== DATA SUPPLIED ==
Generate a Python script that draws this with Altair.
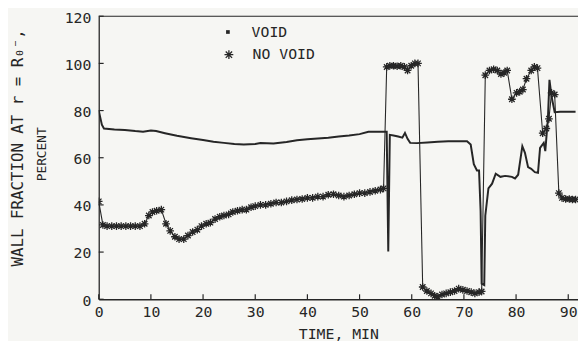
import altair as alt
import pandas as pd

# ---------------- data ----------------
void_t = [0, 0.3, 0.6, 1, 3, 5, 7, 8.5, 10, 11, 12.7, 15, 17.7, 20, 22, 24, 26, 27.8,
          30, 31, 33.5, 36, 38, 40, 42, 44, 46, 48, 50, 51.7, 53, 55.2, 55.5, 55.8,
          56.5, 57.4, 58.2, 58.7, 59.2, 59.7, 61, 63, 65, 67, 69, 70.6, 71.3, 71.9,
          72.5, 72.9, 73.2, 73.4, 73.9, 74.1, 74.7, 75.4, 76.1, 77, 77.9, 79.2, 79.8,
          80.4, 81.2, 81.7, 82.3, 82.9, 83.6, 84.2, 84.6, 85.3, 85.6, 86.1, 86.4,
          86.8, 87.4, 88.5, 91.4]
void_v = [80, 77, 74, 72.4, 72, 71.8, 71.3, 71, 71.5, 71.3, 70.4, 69.3, 68.3, 67.5,
          66.8, 66.3, 65.8, 65.6, 65.8, 66.2, 66, 66.7, 67.4, 67.8, 68.2, 68.5, 69,
          69.4, 70, 71, 71, 71, 20.3, 69.7, 69.4, 69, 68.5, 70.5, 68, 66.3, 66.2, 66.5,
          66.8, 67, 67, 67, 65.6, 57.3, 54.6, 54.6, 37.4, 6.6, 6, 35.4, 47, 49, 53.2,
          51.9, 52.3, 51.9, 51.2, 52.8, 64.9, 62.1, 56, 55.3, 53.9, 53.6, 64.2, 66.3,
          62.8, 76.5, 93, 86, 79.3, 79.5, 79.5]

novoid_t = [0, 0.8, 1.6, 2.5, 3.4, 4.3, 5.2, 6.1, 7, 7.9, 8.8, 9.6, 10.3, 11.1, 12,
            12.9, 13.7, 14.6, 15.4, 16.3, 17.1, 18, 18.9, 19.7, 20.6, 21.4, 22.3,
            23.2, 24, 24.9, 25.7, 26.6, 27.5, 28.3, 29.2, 30, 31, 32, 33, 34, 35, 36,
            37, 38, 39, 40, 41, 42, 43, 44, 45, 46, 47, 48, 49, 50, 51, 52, 53, 54,
            54.6, 55.2, 55.8, 56.5, 57.2, 57.9, 58.6, 59.2, 59.9, 60.6, 61.2, 62.1,
            62.9, 63.7, 64.4, 65, 65.8, 66.6, 67.4, 68.2, 69, 69.8, 70.6, 71.4, 72.1,
            72.9, 73.4, 74.1, 74.9, 75.7, 76.4, 77.1, 77.7, 78.3, 79.2, 80.1, 80.7,
            81.3, 82, 82.9, 83.5, 84.1, 85.1, 85.8, 86.3, 86.8, 87.4, 88.2, 88.8,
            89.5, 90.2, 90.8, 91.4]
novoid_v = [41.5, 31.5, 31, 31, 31, 31, 31, 31, 31, 31, 32, 35.5, 37, 37.5, 38, 32,
            29, 26.5, 25.5, 25.5, 27, 28.5, 29.5, 31, 32, 32.5, 34, 35, 35.5, 36, 37,
            37.5, 38, 38, 39, 39.5, 40, 40, 40.5, 41, 41, 41.5, 42, 42.3, 42.5, 43, 43,
            43.5, 43.5, 44.3, 44.5, 44, 43.5, 44, 44.5, 45, 45, 45.5, 46, 46.5, 47,
            98.5, 99, 99, 98.8, 99, 98.5, 97, 99, 100, 100, 5.2, 3.5, 2.5, 1.5, 1, 2,
            2.5, 3, 3.5, 4.5, 4, 3.5, 3, 2.5, 3, 3.3, 95, 97, 97.5, 97, 95.5, 96, 97,
            84.8, 87.5, 88, 88.9, 93.5, 97, 98.5, 98, 70.4, 72.4, 76.5, 87.5, 86.8, 45,
            43, 42.5, 42.5, 42.3, 42.3]

x_ticks = [0, 10, 20, 30, 40, 50, 60, 70, 80, 90]
y_ticks = [0, 20, 40, 60, 80, 100, 120]
legend_labels = ["VOID", "NO VOID"]
y_title = ["WALL FRACTION AT r = R\u2080\u207b,", "PERCENT"]
x_title = "TIME, MIN"

# ---------------- style ----------------
FONT = "DejaVu Sans Mono"
INK = "#262626"
BG = "#f6f6f3"
STAR = "M-1,0L1,0M0,-1L0,1M-0.72,-0.72L0.72,0.72M-0.72,0.72L0.72,-0.72"
SQUARE = "M-1,-1L1,-1L1,1L-1,1Z"

W, H = 486, 287

void_df = pd.DataFrame({"t": void_t, "v": void_v})
nv_df = pd.DataFrame({"t": novoid_t, "v": novoid_v})
xt_df = pd.DataFrame({"t": x_ticks})
yt_df = pd.DataFrame({"v": y_ticks})

xs = alt.Scale(domain=[0, 91.87], nice=False, zero=False)
ys = alt.Scale(domain=[0, 120], nice=False)

x_axis = alt.Axis(values=x_ticks, ticks=False, grid=False, domainColor=INK,
                  domainWidth=1.3, labelFont=FONT, labelFontSize=15,
                  labelColor=INK, labelPadding=5, labelFlush=False,
                  title=x_title, titleFont=FONT, titleFontSize=15,
                  titleFontWeight="normal", titleColor=INK, titlePadding=8)
y_axis = alt.Axis(values=y_ticks, ticks=False, grid=False, domainColor=INK,
                  domainWidth=1.3, labelFont=FONT, labelFontSize=15,
                  labelColor=INK, labelPadding=8, labelFlush=False,
                  labelOffset=1, title=None)

X = alt.X("t:Q", scale=xs, axis=x_axis)
Y = alt.Y("v:Q", scale=ys, axis=y_axis)

void_line = alt.Chart(void_df).mark_line(color=INK, strokeWidth=2, clip=True).encode(x=X, y=Y)
nv_line = alt.Chart(nv_df).mark_line(color=INK, strokeWidth=1.1, clip=True).encode(x=X, y=Y)
nv_pts = alt.Chart(nv_df).mark_point(shape=STAR, size=60, filled=False, stroke=INK,
                                     strokeWidth=1.3, opacity=1, clip=True).encode(x=X, y=Y)

x_tick_marks = alt.Chart(xt_df).mark_rule(color=INK, strokeWidth=1.2).encode(
    x=X, y=alt.value(H), y2=alt.value(H - 5))
y_tick_marks = alt.Chart(yt_df).mark_rule(color=INK, strokeWidth=1.2).encode(
    y=Y, x=alt.value(0), x2=alt.value(5))

top_frame = alt.Chart(pd.DataFrame({"k": [0]})).mark_rule(color=INK, strokeWidth=1.2).encode(
    x=alt.value(0), x2=alt.value(W), y=alt.value(0))

def label(text, x, y, size, angle=0, align="left"):
    return alt.Chart(pd.DataFrame({"label": [text]})).mark_text(
        font=FONT, fontSize=size, color=INK, angle=angle, align=align,
        baseline="middle").encode(x=alt.value(x), y=alt.value(y), text="label:N")

leg_sq = alt.Chart(pd.DataFrame({"k": [legend_labels[0]]})).mark_point(
    shape=SQUARE, size=14, filled=True, color=INK, opacity=1).encode(
    x=alt.value(131), y=alt.value(16))
leg_star = alt.Chart(pd.DataFrame({"k": [legend_labels[1]]})).mark_point(
    shape=STAR, size=80, filled=False, stroke=INK, strokeWidth=1.3, opacity=1).encode(
    x=alt.value(132), y=alt.value(39))

chart = alt.layer(
    top_frame, x_tick_marks, y_tick_marks, void_line, nv_line, nv_pts,
    leg_sq, leg_star,
    label(legend_labels[0], 155, 16.5, 15),
    label(legend_labels[1], 156, 38.5, 15),
    label(y_title[0], -81.5, 133.5, 16, angle=270, align="center"),
    label(y_title[1], -57, 140, 13, angle=270, align="center"),
).properties(
    width=W, height=H,
    padding={"left": 92, "top": 6, "right": 0, "bottom": 40},
    autosize=alt.AutoSizeParams(type="none"),
    background=BG,
).configure_view(strokeWidth=0)

chart.save("out.html", embed_options={"renderer": "svg", "actions": False})
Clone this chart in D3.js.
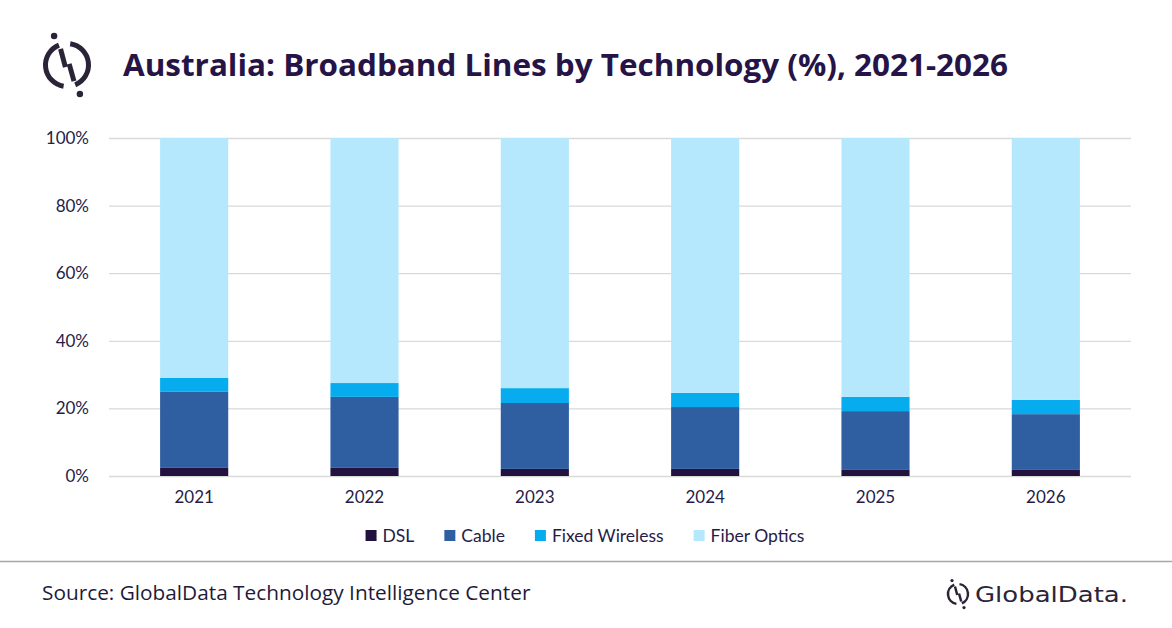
===
## DESCRIPTION OF THE TASK
Leave out any pictures and return exactly the lines from the beginning of the data through the line with "import pandas as pd", inclusive.

## SOLUTION TO THIS PROBLEM
Generate a Python script that draws this with Altair.
import altair as alt
import pandas as pd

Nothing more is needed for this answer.